Mapping the Universe’s Ordinary Matter
The research team analyzed data from 69 localized FRBs, originating from distances ranging from about 11.7 million to nearly 9.1 billion light-years away. The most distant FRB included in the study, FRB 20230521B, set a new record for the farthest localized burst ever observed.
To achieve this, they utilized several powerful instruments:
Caltech’s Deep Synoptic Array (DSA) at Owens Valley Radio Observatory detected and localized many of the FRBs.
The Australian Square Kilometre Array Pathfinder (ASKAP) contributed data from other bursts.
Observatories like the W. M. Keck Observatory and Palomar Observatory helped determine the precise distances to the host galaxies of the FRBs.
By combining the dispersion measures from these FRBs with the known distances to their source galaxies, the astronomers were able to map out and quantify the previously unseen baryonic matter along the paths.
Where the Baryons Were Hiding
The results confirm the long-held theory about the location of the missing baryons: they are predominantly floating in the space between galaxies.
The study found that approximately:
76% of the universe’s ordinary matter resides in the hot, low-density intergalactic medium (IGM).
15% is located within the extensive, diffuse halos surrounding galaxies.
The remaining 9% is concentrated within galaxies themselves in the form of stars, planets, and cold gas.
This distribution aligns remarkably well with predictions from sophisticated cosmological simulations, providing the first direct observational confirmation of where the vast majority of ordinary matter in the universe resides. As Liam Connor stated, the “missing baryon problem was never about whether the matter existed… It was always: Where is it? Now, thanks to FRBs, we know.”
Astronomers not involved in the research, like Nicolás Tejos, agree that this work using FRBs has “essentially solved” the missing baryon problem. While other complementary methods are also being used to search for these diffuse baryons, the FRB technique offers a unique and powerful direct probe.
A New Era for Cosmology
This discovery marks a significant step forward in our understanding of the universe’s composition and structure. Knowing the distribution of ordinary matter is crucial for understanding how galaxies form and evolve, as gravity pulls baryons into galaxies, but processes like feedback from supermassive black holes and exploding stars can expel them back into the IGM.

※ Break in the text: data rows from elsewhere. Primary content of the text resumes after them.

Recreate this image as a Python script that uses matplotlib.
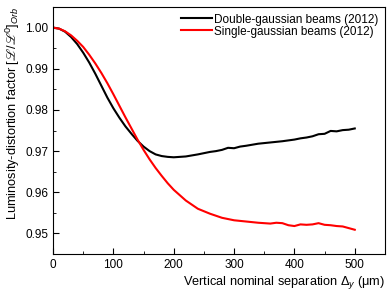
import matplotlib
matplotlib.use('Agg')
import matplotlib.pyplot as plt
from matplotlib.ticker import MultipleLocator, FormatStrFormatter

plt.rcParams['font.family'] = ['Liberation Sans', 'DejaVu Sans']
plt.rcParams['mathtext.fontset'] = 'custom'
plt.rcParams['mathtext.rm'] = 'Liberation Sans'
plt.rcParams['mathtext.it'] = 'Liberation Sans:italic'
plt.rcParams['mathtext.fallback'] = 'stix'

# separation in um
sep_double = [0, 10, 20, 30, 40, 50, 60, 70, 80, 90, 100, 110, 120, 130, 140, 150,
              160, 170, 180, 190, 200, 220, 240, 260, 270, 280, 290, 300, 310,
              320, 340, 360, 380, 400, 410, 420, 430, 440, 450, 460, 470, 480,
              490, 500]
lumi_double = [1.0000, 0.99975, 0.9990, 0.9977, 0.9960, 0.9939, 0.9915, 0.9888,
               0.9859, 0.9830, 0.9804, 0.9781, 0.9760, 0.9742, 0.9725, 0.9711,
               0.9700, 0.9692, 0.9688, 0.9686, 0.9685, 0.9687, 0.9692, 0.9698,
               0.9700, 0.9703, 0.9708, 0.9707, 0.9711, 0.9713, 0.9718, 0.9721,
               0.9724, 0.9728, 0.9731, 0.9733, 0.9736, 0.9741, 0.9742, 0.9749,
               0.9748, 0.9751, 0.9752, 0.9755]

sep_single = [0, 10, 20, 30, 40, 50, 60, 70, 80, 90, 100, 110, 120, 130, 140, 150,
              160, 170, 180, 190, 200, 220, 240, 260, 280, 300, 320, 340, 360,
              370, 380, 390, 400, 410, 420, 430, 440, 450, 460, 470, 480, 490, 500]
lumi_single = [1.0000, 0.99975, 0.9991, 0.9981, 0.9968, 0.9953, 0.9934, 0.9913,
               0.9890, 0.9865, 0.9838, 0.9810, 0.9782, 0.9755, 0.9728, 0.9703,
               0.9680, 0.9659, 0.9640, 0.9622, 0.9606, 0.9580, 0.9560, 0.9548,
               0.9538, 0.9532, 0.9529, 0.9526, 0.9524, 0.9526, 0.9525, 0.9520,
               0.9518, 0.9522, 0.9521, 0.9522, 0.9525, 0.9521, 0.9520, 0.9518,
               0.9517, 0.9513, 0.9509]

fig = plt.figure(figsize=(3.9, 2.92), dpi=100)
ax = fig.add_axes([0.136, 0.130, 0.851, 0.846])

ax.plot(sep_double, lumi_double, color='black', lw=1.5, label='Double-gaussian beams (2012)')
ax.plot(sep_single, lumi_single, color='red', lw=1.5, label='Single-gaussian beams (2012)')

ax.set_xlim(0, 550)
ax.set_ylim(0.945, 1.005)
ax.xaxis.set_major_locator(MultipleLocator(100))
ax.xaxis.set_minor_locator(MultipleLocator(50))
ax.yaxis.set_major_locator(MultipleLocator(0.01))
ax.yaxis.set_minor_locator(MultipleLocator(0.005))
ax.yaxis.set_major_formatter(FormatStrFormatter('%.2f'))
ax.tick_params(which='both', direction='in', labelsize=8.5, top=False, right=False)
ax.tick_params(which='major', length=4)
ax.tick_params(which='minor', length=2)

ax.set_xlabel('Vertical nominal separation $\\Delta_y$ (\u03bcm)', fontsize=9.2, loc='right', labelpad=2)
ax.set_ylabel('Luminosity-distortion factor [$\u2112/\u2112^0]_{Orb}$', fontsize=9.2, loc='top', labelpad=2)

ax.legend(loc='upper right', frameon=False, fontsize=8.5, handlelength=2.6,
          handletextpad=0.2, labelspacing=0.0, borderaxespad=0.15)

fig.savefig('out.png', dpi=100)
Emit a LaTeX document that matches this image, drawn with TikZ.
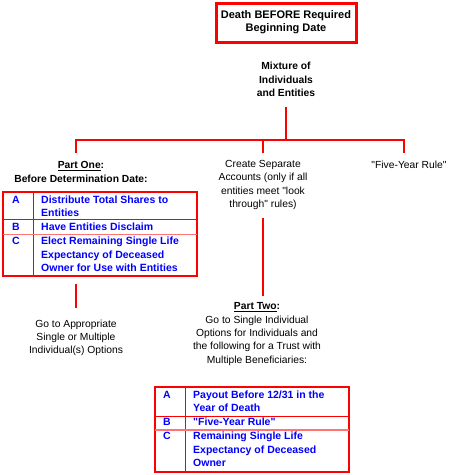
\documentclass[tikz,border=0pt]{standalone}
\usepackage{fontspec}
\setmainfont{Liberation Sans}[Ligatures=TeXOff]
\usetikzlibrary{positioning}

\begin{document}
\begin{tikzpicture}[x=1pt,y=-1pt,
    txt/.style={align=center,inner sep=0pt,font=\fontsize{10.3}{13.3}\selectfont},
    hd/.style={align=center,inner sep=0pt,font=\fontsize{10.3}{13.3}\selectfont\bfseries},
    cell/.style={anchor=west,align=left,inner sep=0pt,text=blue,font=\fontsize{10.5}{13.3}\selectfont\bfseries},
    link/.style={red,line width=2pt},
    grid/.style={red,line width=0.8pt}]
    \useasboundingbox (0,0) rectangle (450,475);
    % top of the chart
    \node[draw=red,line width=3pt,minimum width=140pt,minimum height=39pt,align=center,inner sep=0pt,font=\fontsize{11}{13.3}\selectfont\bfseries] (death) at (286,22.5) {Death BEFORE Required\\Beginning Date};
    \node[hd] (mix) at (286,79.5) {Mixture of\\Individuals\\and Entities};
    \coordinate (fork) at (286,140);
    \coordinate (one) at (76,153);
    \coordinate (sep) at (263,153);
    \coordinate (five) at (404,153);
    \draw[link] (fork |- 0,107) -- (fork);
    \draw[link] (one) |- (fork) -| (five);
    \draw[link] (sep) -- (sep |- fork);
        % three branches
        \node[hd] (partone) at (81,172) {\underline{Part One}:\\Before Determination Date:};
        \node[txt] (create) at (263,185) {Create Separate\\Accounts (only if all\\entities meet "look\\through" rules)};
        \node[txt] (rule) at (409,165) {"Five-Year Rule"};
        % table one
        \draw[red,line width=2pt] (3,192) rectangle (197,276);
        \draw[grid] (33,192) -- (33,276);
        \draw[grid] (3,219.5) -- (197,219.5);
        \draw[red!55,line width=1.2pt] (3,234.5) -- (197,234.5);
        \node[cell] (oneA) at (12,200) {A};
        \node[cell] (oneAt) at (41,206.5) {Distribute Total Shares to\\Entities};
        \node[cell] (oneB) at (12,227) {B};
        \node[cell] (oneBt) at (41,227) {Have Entities Disclaim};
        \node[cell] (oneC) at (12,241) {C};
        \node[cell] (oneCt) at (41,254.5) {Elect Remaining Single Life\\Expectancy of Deceased\\Owner for Use with Entities};
    \coordinate (down) at (263,296);
    \draw[link] (263,218) -- (down);
    \draw[link] (76,284) -- (76,308);
        \node[txt] (goto) at (76,338) {Go to Appropriate\\Single or Multiple\\Individual(s) Options};
        \node[txt] (parttwo) at (257,334) {\textbf{\underline{Part Two}:}\\Go to Single Individual\\Options for Individuals and\\the following for a Trust with\\Multiple Beneficiaries:};
        % table two
        \draw[red,line width=2pt] (155,387) rectangle (349,472);
        \draw[grid] (185,387) -- (185,472);
        \draw[grid] (155,416) -- (349,416);
        \draw[red!55,line width=1.2pt] (155,430) -- (349,430);
        \node[cell] (twoA) at (163,395) {A};
        \node[cell] (twoAt) at (193,401.5) {Payout Before 12/31 in the\\Year of Death};
        \node[cell] (twoB) at (163,422) {B};
        \node[cell] (twoBt) at (193,422) {"Five-Year Rule"};
        \node[cell] (twoC) at (163,436) {C};
        \node[cell] (twoCt) at (193,449.5) {Remaining Single Life\\Expectancy of Deceased\\Owner};
\end{tikzpicture}
\end{document}
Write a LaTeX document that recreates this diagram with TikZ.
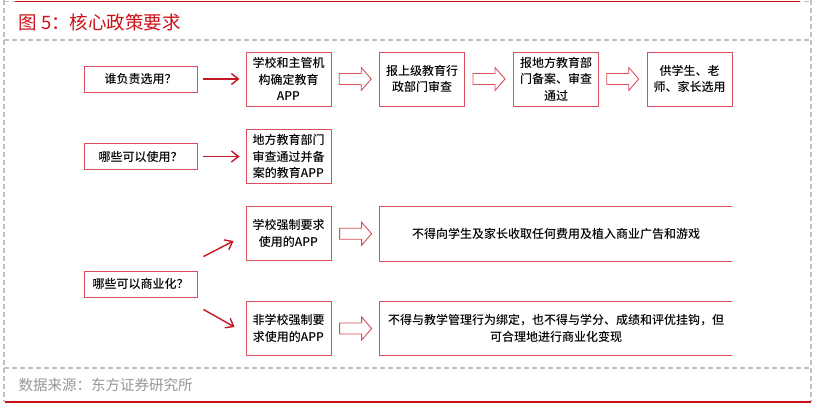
\documentclass[tikz,border=0pt]{standalone}
\usepackage{fontspec}
\setmainfont{Noto Sans CJK SC}
\newfontfamily\boxfont{Noto Sans CJK SC Medium}
\usepackage{xcolor}
\definecolor{dfred}{RGB}{204,16,24}
\definecolor{dfpink}{RGB}{216,78,90}
\definecolor{dfarrow}{RGB}{196,24,36}
\definecolor{dfgray}{RGB}{150,150,150}
\definecolor{dfdash}{RGB}{192,192,192}
\usepackage{tikz}
\usetikzlibrary{arrows.meta, calc}

\tikzset{
  qbox/.style={draw=dfpink, line width=0.9pt, minimum width=113pt, minimum height=26pt,
    inner sep=0pt, font=\boxfont\fontsize{12}{14}\selectfont},
  stepbox/.style={draw=dfpink, line width=0.9pt, minimum width=85pt, minimum height=54pt,
    inner sep=0pt, align=center, font=\boxfont\fontsize{12}{16.5}\selectfont},
  widebox/.style={minimum width=352pt, minimum height=54pt, inner sep=0pt,
    align=center, font=\boxfont\fontsize{12}{16.5}\selectfont},
  redarr/.style={draw=dfarrow, line width=1.4pt, -{Straight Barb[length=7pt,width=11pt]}},
  framedash/.style={draw=dfdash, line width=1.3pt, dash pattern=on 5pt off 3pt},
  fatarrow/.pic={\draw[dfpink, line width=0.9pt, fill=white]
    (-16,-5.5) -- (6,-5.5) -- (6,-11.5) -- (16,0) -- (6,11.5) -- (6,5.5) -- (-16,5.5) -- cycle;}
}

\begin{document}
\begin{tikzpicture}[x=1pt, y=-1pt]
  \useasboundingbox (0,0) rectangle (820,416);
  % frame
  \draw[framedash] (4,0) -- (4,402);
  \draw[framedash] (811,0) -- (811,402);
  \draw[framedash] (4,1.5) -- (811,1.5);
  \draw[dfred, line width=1.3pt] (15,1.2) -- (800,1.2);
  \draw[framedash] (4,40) -- (811,40);
  \draw[framedash] (4,368) -- (811,368);
  \draw[dfred, line width=2.2pt] (5,402) -- (811,402);
  \node[anchor=west, dfred, font=\fontsize{18.5}{21}\selectfont] (title) at (15,22) {图 5：核心政策要求};
  \node[anchor=west, dfgray, font=\fontsize{14.5}{17}\selectfont] (source) at (15,385) {数据来源：东方证券研究所};

  % row 1
  \node[qbox] (q1) at (140.5,79) {谁负责选用？};
  \node[stepbox] (b1) at (288.5,79) {学校和主管机\\构确定教育\\APP};
  \node[stepbox] (b2) at (422,79) {报上级教育行\\政部门审查};
  \node[stepbox] (b3) at (556,79) {报地方教育部\\门备案、审查\\通过};
  \node[stepbox] (b4) at (689.5,79) {供学生、老\\师、家长选用};
  \draw[redarr, shorten <=6pt, shorten >=6pt] (q1) -- (b1);
  \pic at ($(b1.east)!0.5!(b2.west)$) {fatarrow};
  \pic at ($(b2.east)!0.5!(b3.west)$) {fatarrow};
  \pic at ($(b3.east)!0.5!(b4.west)$) {fatarrow};

  % row 2
  \node[qbox] (q2) at (140.5,156.5) {哪些可以使用？};
  \node[stepbox] (b5) at (288.5,156.5) {地方教育部门\\审查通过并备\\案的教育APP};
  \draw[redarr, shorten <=6pt, shorten >=6pt] (q2) -- (b5);

  % row 3
  \node[qbox] (q3) at (140.5,284) {哪些可以商业化？};
  \node[stepbox] (b6) at (288.5,233.5) {学校强制要求\\使用的APP};
  \node[stepbox] (b7) at (288.5,328.5) {非学校强制要\\求使用的APP};
  \node[widebox] (l1) at (556,234) {不得向学生及家长收取任何费用及植入商业广告和游戏};
  \node[widebox] (l2) at (556,328.5) {不得与教学管理行为绑定，也不得与学分、成绩和评优挂钩，但\\可合理地进行商业化变现};
  \draw[dfpink, line width=0.9pt] (l1.north east) -- (l1.north west) -- (l1.south west) -- (l1.south east);
  \draw[dfpink, line width=0.9pt] (l2.north east) -- (l2.north west) -- (l2.south west) -- (l2.south east);
  \coordinate (q3up) at ($(q3.north east)+(6,-14)$);
  \coordinate (q3down) at ($(q3.south east)+(6,12)$);
  \draw[redarr] (q3up) -- ($(b6.west)+(-12,7.5)$);
  \draw[redarr] (q3down) -- ($(b7.west)+(-11,-1.5)$);
  \pic at ($(b6.east)!0.5!(l1.west)$) {fatarrow};
  \pic at ($(b7.east)!0.5!(l2.west)$) {fatarrow};
\end{tikzpicture}
\end{document}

Furthermore, FRBs hold immense potential as tools for future cosmological research. They can help map the structure of the cosmic web – the filamentary network of dark matter and gas that forms the universe’s large-scale structure.
With planned future observatories like Caltech’s DSA-2000 in Nevada, which is designed to detect and localize thousands of FRBs annually, astronomers anticipate being able to create even more detailed maps of the baryonic matter distribution, further illuminating the invisible architecture of the cosmos. As Vikram Ravi put it, “We’re beginning to see the Universe’s structure and composition in a whole new light, thanks to FRBs.”